FAIRBANKS — In the weeks following Gov. Sean Parnell's fiscal year 2015 budget proposal on Dec. 11, school districts around the state have begun creating its own budget projections to find out how worried they should be.

The governor's budget funds the Foundation Program -- the formula from which school districts receive the majority of their funding. Despite the proposal fully funding the program, educators and some legislators say the governor's budget falls seriously short of the needed mark.

"We anticipate a very large deficit," said Fairbanks North Star Borough School District Superintendent Pete Lewis. "That's unfortunate and that's disappointing."

Several Democratic legislators have called for an increase to the Base Student Allocation, the amount per student districts are provided for the foundation program. The governor's proposal does not include such an increase, though he has responded that legislators are welcome to have that conversation among themselves during the upcoming legislative session, which starts Jan. 21.

"I said I'm open to that conversation, but I want it in the context of greater reforms to give districts more flexibility in the way they spend the public's money and how education is delivered to our kids," Parnell told the News-Miner. "Looking at (Base Student Allocation), not just pouring more money into the system but pouring more money and changing the system."

The Base Student Allocation is set in statute by the state legislature at $5,680 per student. The complex calculation within the foundation formula takes that per student allocation to arrive at the amount each district receives.

If the final budget approved by the legislature in spring matches the governor's proposal and keeps the allocation at its current number, it will mark the fifth year in a row the Base Student Allocation has not increased.

FNSB School District has had to "operate with the same base student allocation year after year, and you're articulating that it's going to stay there," Lewis said. "It's tough to do business and have it not affect the classroom."

Lewis said until the district can finish its budget projections, which he anticipates will be complete mid-January, there's no way of knowing how hard classrooms will be hit. He was confident that if the final numbers match the governor's proposal, the classroom will inevitably take a significant hit.

"It would definitely affect the classroom," Lewis said. "We're anticipating that (the cut) is going to be larger than it has been in each of the last three years."

Last year, the district increased class sizes for the first time in several years. The district told 80 teachers during the summer they might not have jobs come the school year. Most were hired back in some capacity but more than a dozen of those laid off did not return.

A $100 increase to the Base Student Allocation would mean a statewide increase in foundation funding of about $25 million, according to budget documents, and about $2.6 million for FNSB school district, according to district Chief Financial Officer Mike Fisher.

The last three times the legislature increased the allocation, it did so by $100 each time, taking the allocation in the course of three years from $5,380 to $5,680. The last time the legislature increased the allocation by more than $100 was eight years ago, in fiscal year 2007, when it raised the allocation by $461.

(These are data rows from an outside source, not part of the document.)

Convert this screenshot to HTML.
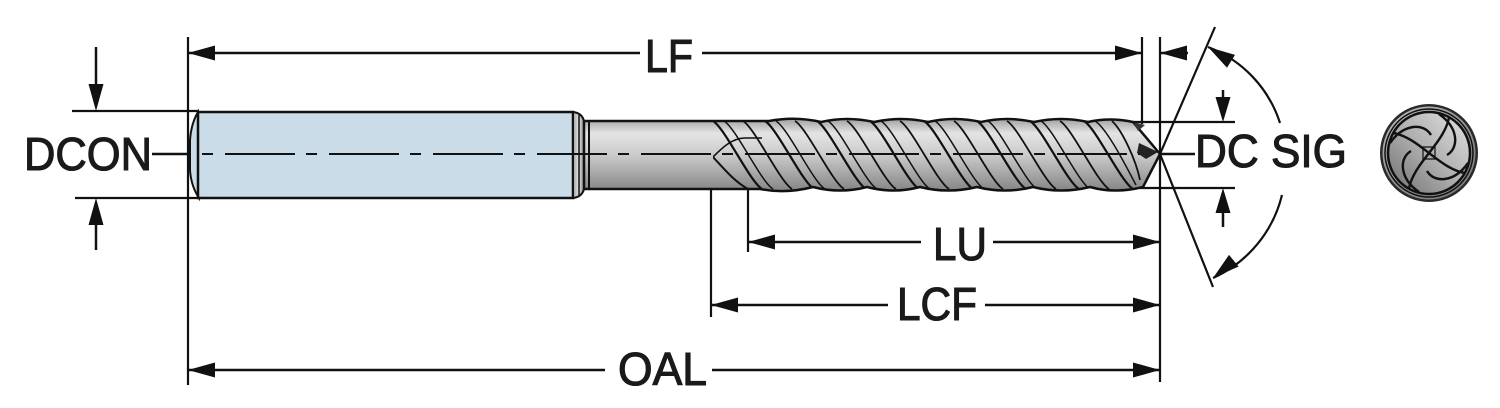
<!DOCTYPE html>
<html>
<head>
<meta charset="utf-8">
<style>
  html,body{margin:0;padding:0;background:#fff;}
  svg{display:block;}
  text{font-family:"Liberation Sans",Arial,sans-serif;fill:#1a1a1a;stroke:#1a1a1a;stroke-width:1.1px;}
</style>
</head>
<body>
<svg width="1500" height="408" viewBox="0 0 1500 408" xmlns="http://www.w3.org/2000/svg">
  <defs>
    <linearGradient id="metal" x1="0" y1="0" x2="0" y2="1">
      <stop offset="0" stop-color="#a0a0a0"/>
      <stop offset="0.2" stop-color="#e4e4e4"/>
      <stop offset="0.5" stop-color="#cbcbcb"/>
      <stop offset="1" stop-color="#858585"/>
    </linearGradient>
    <linearGradient id="shoulder" x1="0" y1="0" x2="1" y2="0">
      <stop offset="0" stop-color="#a0a0a0"/>
      <stop offset="0.5" stop-color="#e0e0e0"/>
      <stop offset="1" stop-color="#909090"/>
    </linearGradient>
    <linearGradient id="endg" x1="1" y1="0" x2="0" y2="1">
      <stop offset="0" stop-color="#e4e4e4"/>
      <stop offset="0.5" stop-color="#b0b0b0"/>
      <stop offset="1" stop-color="#6e6e6e"/>
    </linearGradient>
    <radialGradient id="ringg" cx="0.4" cy="0.35" r="0.7">
      <stop offset="0" stop-color="#e2e2e2"/>
      <stop offset="1" stop-color="#7a7a7a"/>
    </radialGradient>
    <clipPath id="bodyclip">
      <path d="M713,110 L1170,110 L1170,200 L713,200 Z"/>
    </clipPath>
    <clipPath id="bodyshape">
      <path d="M584,121 L769,121 Q795,116 821,122 Q847,116 874,122 Q901,116 928,122 Q954,116 981,122 Q1007,116 1034,122 Q1061,116 1088,122 Q1110,117 1133,122 L1160,154 L1143,187 Q1115,194 1090,187 Q1061,194 1033,187 Q1005,194 977,187 Q948,194 920,187 Q893,194 867,187 Q840,194 813,187 Q786,194 760,189 L584,189 Z"/>
    </clipPath>
  </defs>

  <!-- Shank -->
  <path d="M198,112 Q191,124 190,140 L190,170 Q191,186 199,198 Z" fill="#c9dce7" stroke="#111" stroke-width="2"/>
  <rect x="198" y="112" width="375" height="86" fill="#c9dce7" stroke="#111" stroke-width="2.5"/>

  <!-- Shoulder -->
  <path d="M573,112 Q582,113 584,121 L584,189 Q582,197 573,198 Z" fill="url(#shoulder)" stroke="#111" stroke-width="2"/>
  <line x1="579" y1="115" x2="579" y2="195" stroke="#111" stroke-width="1.5"/>

  <!-- Neck + fluted body -->
  <path d="M584,121 L769,121 Q795,116 821,122 Q847,116 874,122 Q901,116 928,122 Q954,116 981,122 Q1007,116 1034,122 Q1061,116 1088,122 Q1110,117 1133,122 L1160,154 L1143,187 Q1115,194 1090,187 Q1061,194 1033,187 Q1005,194 977,187 Q948,194 920,187 Q893,194 867,187 Q840,194 813,187 Q786,194 760,189 L584,189 Z" fill="url(#metal)" stroke="#111" stroke-width="2.5"/>
  <line x1="589" y1="121" x2="589" y2="189" stroke="#111" stroke-width="2"/>

  <!-- Helix lines -->
  <g clip-path="url(#bodyshape)">
   <g clip-path="url(#bodyclip)" fill="none" stroke="#111">
    <path d="M713,157 C725,170 735,182 748,189" stroke-width="2"/>
    <path d="M713,157 C722,148 732,138 745,138 L762,138" stroke-width="1.6"/>
    <g stroke-width="2.2">
      <path d="M713,121 C725,128 750,182 762,189"/>
      <path d="M765,121 C777,128 802,182 814,189"/>
      <path d="M817,121 C829,128 854,182 866,189"/>
      <path d="M870,121 C882,128 907,182 919,189"/>
      <path d="M924,121 C936,128 961,182 973,189"/>
      <path d="M977,121 C989,128 1014,182 1026,189"/>
      <path d="M1030,121 C1042,128 1067,182 1079,189"/>
      <path d="M1084,121 C1096,128 1121,182 1133,189"/>
    </g>
    <g stroke-width="1.5">
      <path d="M724,121 C736,128 761,182 773,189"/>
      <path d="M776,121 C788,128 813,182 825,189"/>
      <path d="M828,121 C840,128 865,182 877,189"/>
      <path d="M881,121 C893,128 918,182 930,189"/>
      <path d="M935,121 C947,128 972,182 984,189"/>
      <path d="M988,121 C1000,128 1025,182 1037,189"/>
      <path d="M1041,121 C1053,128 1078,182 1090,189"/>
      <path d="M1095,121 C1107,128 1128,170 1136,185"/>
    </g>
    <g stroke-width="1.8">
      <path d="M743,121 C755,128 780,182 792,189"/>
      <path d="M795,121 C807,128 832,182 844,189"/>
      <path d="M847,121 C859,128 884,182 896,189"/>
      <path d="M900,121 C912,128 937,182 949,189"/>
      <path d="M954,121 C966,128 991,182 1003,189"/>
      <path d="M1007,121 C1019,128 1044,182 1056,189"/>
      <path d="M1060,121 C1072,128 1097,182 1109,189"/>
      <path d="M1112,121 C1122,130 1136,160 1140,180"/>
    </g>
   </g>
  </g>
  <polygon points="1139,143 1158,152 1146,159 1137,153" fill="#222"/>
  <polygon points="1133,122 1145,125 1138,131" fill="#333"/>

  <!-- Centerline -->
  <line x1="202" y1="154" x2="1140" y2="154" stroke="#111" stroke-width="2" stroke-dasharray="11 12 70 11"/>

  <!-- Extension lines -->
  <g stroke="#111" stroke-width="2.2" fill="none">
    <line x1="188" y1="37" x2="188" y2="385"/>
    <line x1="1160" y1="37" x2="1160" y2="382"/>
    <line x1="1142" y1="37" x2="1142" y2="124"/>
    <line x1="72" y1="111" x2="198" y2="111"/>
    <line x1="75" y1="198" x2="200" y2="198"/>
    <line x1="1133" y1="122" x2="1235" y2="122"/>
    <line x1="1140" y1="188" x2="1235" y2="188"/>
    <line x1="711" y1="189" x2="711" y2="317"/>
    <line x1="748" y1="189" x2="748" y2="252"/>
  </g>

  <!-- Dimension lines -->
  <g stroke="#111" stroke-width="2.5" fill="none">
    <line x1="188" y1="53" x2="640" y2="53"/>
    <line x1="702" y1="53" x2="1142" y2="53"/>
    <line x1="1160" y1="53" x2="1188" y2="53"/>
    <line x1="96" y1="47" x2="96" y2="100"/>
    <line x1="96" y1="210" x2="96" y2="250"/>
    <line x1="152" y1="154" x2="188" y2="154"/>
    <line x1="1223" y1="90" x2="1223" y2="110"/>
    <line x1="1223" y1="200" x2="1223" y2="227"/>
    <line x1="1160" y1="154" x2="1195" y2="154"/>
    <line x1="748" y1="242" x2="921" y2="242"/>
    <line x1="993" y1="242" x2="1160" y2="242"/>
    <line x1="711" y1="305" x2="888" y2="305"/>
    <line x1="985" y1="305" x2="1160" y2="305"/>
    <line x1="188" y1="370" x2="605" y2="370"/>
    <line x1="712" y1="370" x2="1160" y2="370"/>
  </g>
  <!-- SIG lines and arcs -->
  <g stroke="#111" stroke-width="2.2" fill="none">
    <line x1="1215" y1="27" x2="1160" y2="154"/>
    <line x1="1160" y1="154" x2="1213" y2="287"/>
    <path d="M1208,47 A121,121 0 0 1 1280,123"/>
    <path d="M1282,195 A123,123 0 0 1 1213,278"/>
  </g>

  <!-- Arrowheads -->
  <g fill="#111">
    <polygon points="188,53 215,45.5 215,60.5"/>
    <polygon points="1142,53 1115,45.5 1115,60.5"/>
    <polygon points="1160,53 1187,45.5 1187,60.5"/>
    <polygon points="96,111 88.5,84 103.5,84"/>
    <polygon points="96,198 88.5,225 103.5,225"/>
    <polygon points="1223,122 1215.5,97 1230.5,97"/>
    <polygon points="1223,188 1215.5,213 1230.5,213"/>
    <polygon points="748,242 775,234.5 775,249.5"/>
    <polygon points="1160,242 1133,234.5 1133,249.5"/>
    <polygon points="711,305 738,297.5 738,312.5"/>
    <polygon points="1160,305 1133,297.5 1133,312.5"/>
    <polygon points="188,370 215,362.5 215,377.5"/>
    <polygon points="1160,370 1133,362.5 1133,377.5"/>
    <polygon points="1208,47 1235,54.9 1227,67.7"/>
    <polygon points="1213,278 1238.6,266.5 1229,254.9"/>
  </g>

  <!-- Labels -->
  <g font-size="46">
    <text x="645" y="72" textLength="48" lengthAdjust="spacingAndGlyphs">LF</text>
    <text x="24" y="170" textLength="128" lengthAdjust="spacingAndGlyphs">DCON</text>
    <text x="1195" y="167" textLength="152" lengthAdjust="spacingAndGlyphs">DC SIG</text>
    <text x="933" y="260" textLength="54" lengthAdjust="spacingAndGlyphs">LU</text>
    <text x="897" y="320" textLength="80" lengthAdjust="spacingAndGlyphs">LCF</text>
    <text x="618" y="385" textLength="89" lengthAdjust="spacingAndGlyphs">OAL</text>
  </g>

  <!-- End view -->
  <g>
    <circle cx="1429" cy="153" r="49" fill="#2a2a2a"/>
    <circle cx="1429" cy="153" r="46.5" fill="url(#ringg)"/>
    <circle cx="1429" cy="153" r="44" fill="none" stroke="#111" stroke-width="1.5"/>
    <circle cx="1429" cy="153" r="41" fill="url(#endg)" stroke="#111" stroke-width="2.5"/>
    <g transform="translate(1429,153)" fill="none" stroke="#111" stroke-width="2.4">
      <g>
        <path d="M0,0 C6,-8 18,-22 20,-36"/>
        <path d="M-39,-10 C-25,-30 -5,-30 2,-18"/>
      </g>
      <g transform="rotate(90)">
        <path d="M0,0 C6,-8 18,-22 20,-36"/>
        <path d="M-39,-10 C-25,-30 -5,-30 2,-18"/>
      </g>
      <g transform="rotate(180)">
        <path d="M0,0 C6,-8 18,-22 20,-36"/>
        <path d="M-39,-10 C-25,-30 -5,-30 2,-18"/>
      </g>
      <g transform="rotate(270)">
        <path d="M0,0 C6,-8 18,-22 20,-36"/>
        <path d="M-39,-10 C-25,-30 -5,-30 2,-18"/>
      </g>
      <path d="M-6,-6 L6,-6 L6,6 L-6,6 Z" stroke-width="1.2"/>
    </g>
  </g>
</svg>
</body>
</html>
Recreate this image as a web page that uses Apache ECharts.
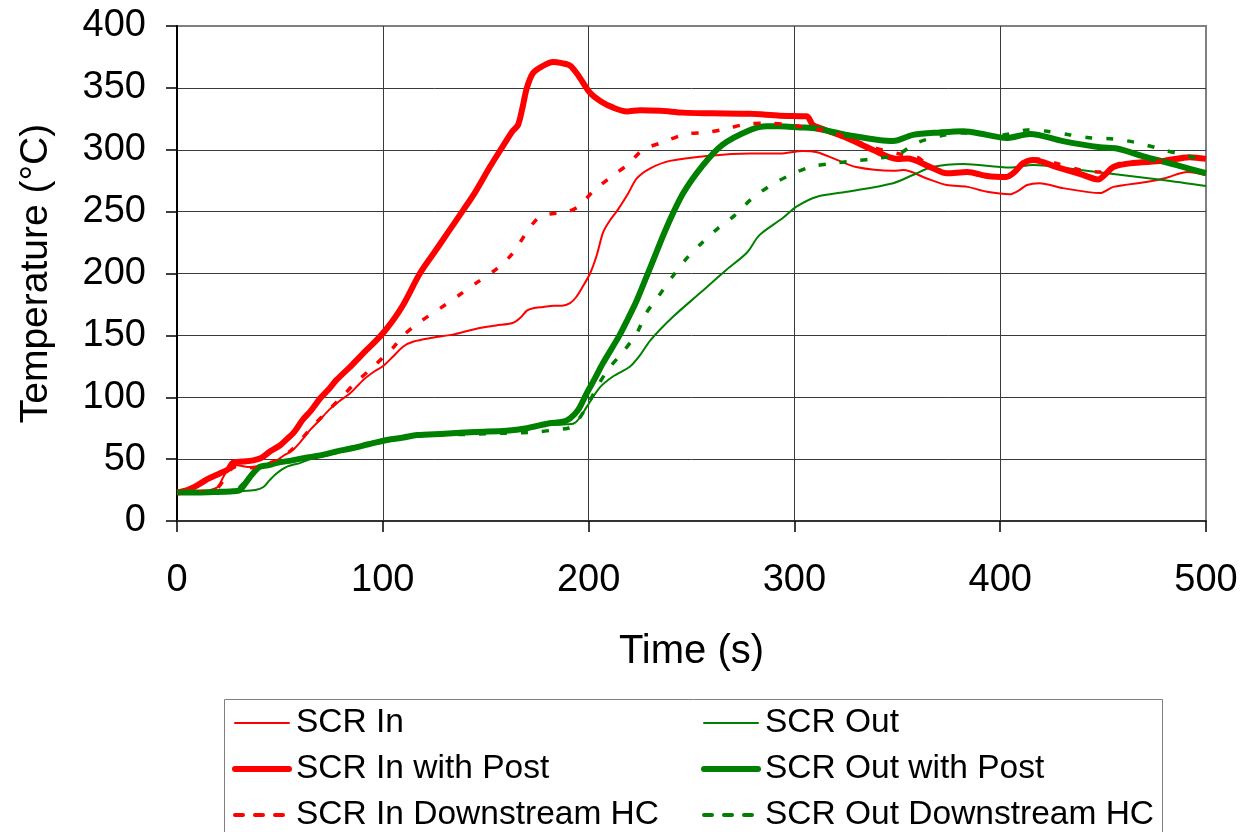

According to Lewis, a $100 increase wouldn't be enough to stem the tide of the coming cuts. When the allocation was rising each year it may have been, but "if it sits there year after year," he said, "we need more than that."

Not all of the school district's budget comes from the state. A small portion comes from federal sources, but the greatest amount behind the state's allotment comes from the borough. Each year the borough is given a minimum from the state that it must provide to the district. In fiscal year 2013, the borough's minimum allowable contribution was just more than $25 million.

In recent years the borough has funded its schools significantly higher than the required minimum. In fiscal year 2013, the borough allocated $48.3 million to the school district, nearly double the required contribution.

Because of the borough, the school district's budget could theoretically increase despite the state funding stagnating. Borough Mayor Luke Hopkins said when the time comes he anticipates he will bring forward the minimum funding resolution before the borough assembly at the same number the borough gave the district last year.

From there the assembly would have the choice to go forward with that same funding or either raise or lower the amount.

"I don't think they've ever made it more," Hopkins said. "In my four years they haven't increased it. They've tried to reduce it."

If the assembly decides to increase the local contribution from last year, they still could not increase past the state-mandated maximum allowable local contribution. The maximum changes slightly from year to year, but in fiscal year 2013 the maximum allowable contribution for Fairbanks was just more than $60 million.

The most the borough could increase its funding to the school district would likely be somewhere near $12 million. To do that, however, the borough would have to reduce its own budget or increase local taxes.

As the school district completes its projections from the governor's budget, the legislative session is gearing up to start. When legislators convene in Juneau in January, the district will begin making its case for more funding and hoping for something it hasn't had in half a decade, an increase to the base student allocation.

The governor, for his part, is less concerned about how much money schools receive than how that money they get is spent.

"Certainly districts can always use more money," Parnell said. "But the issue is how is it being spent?"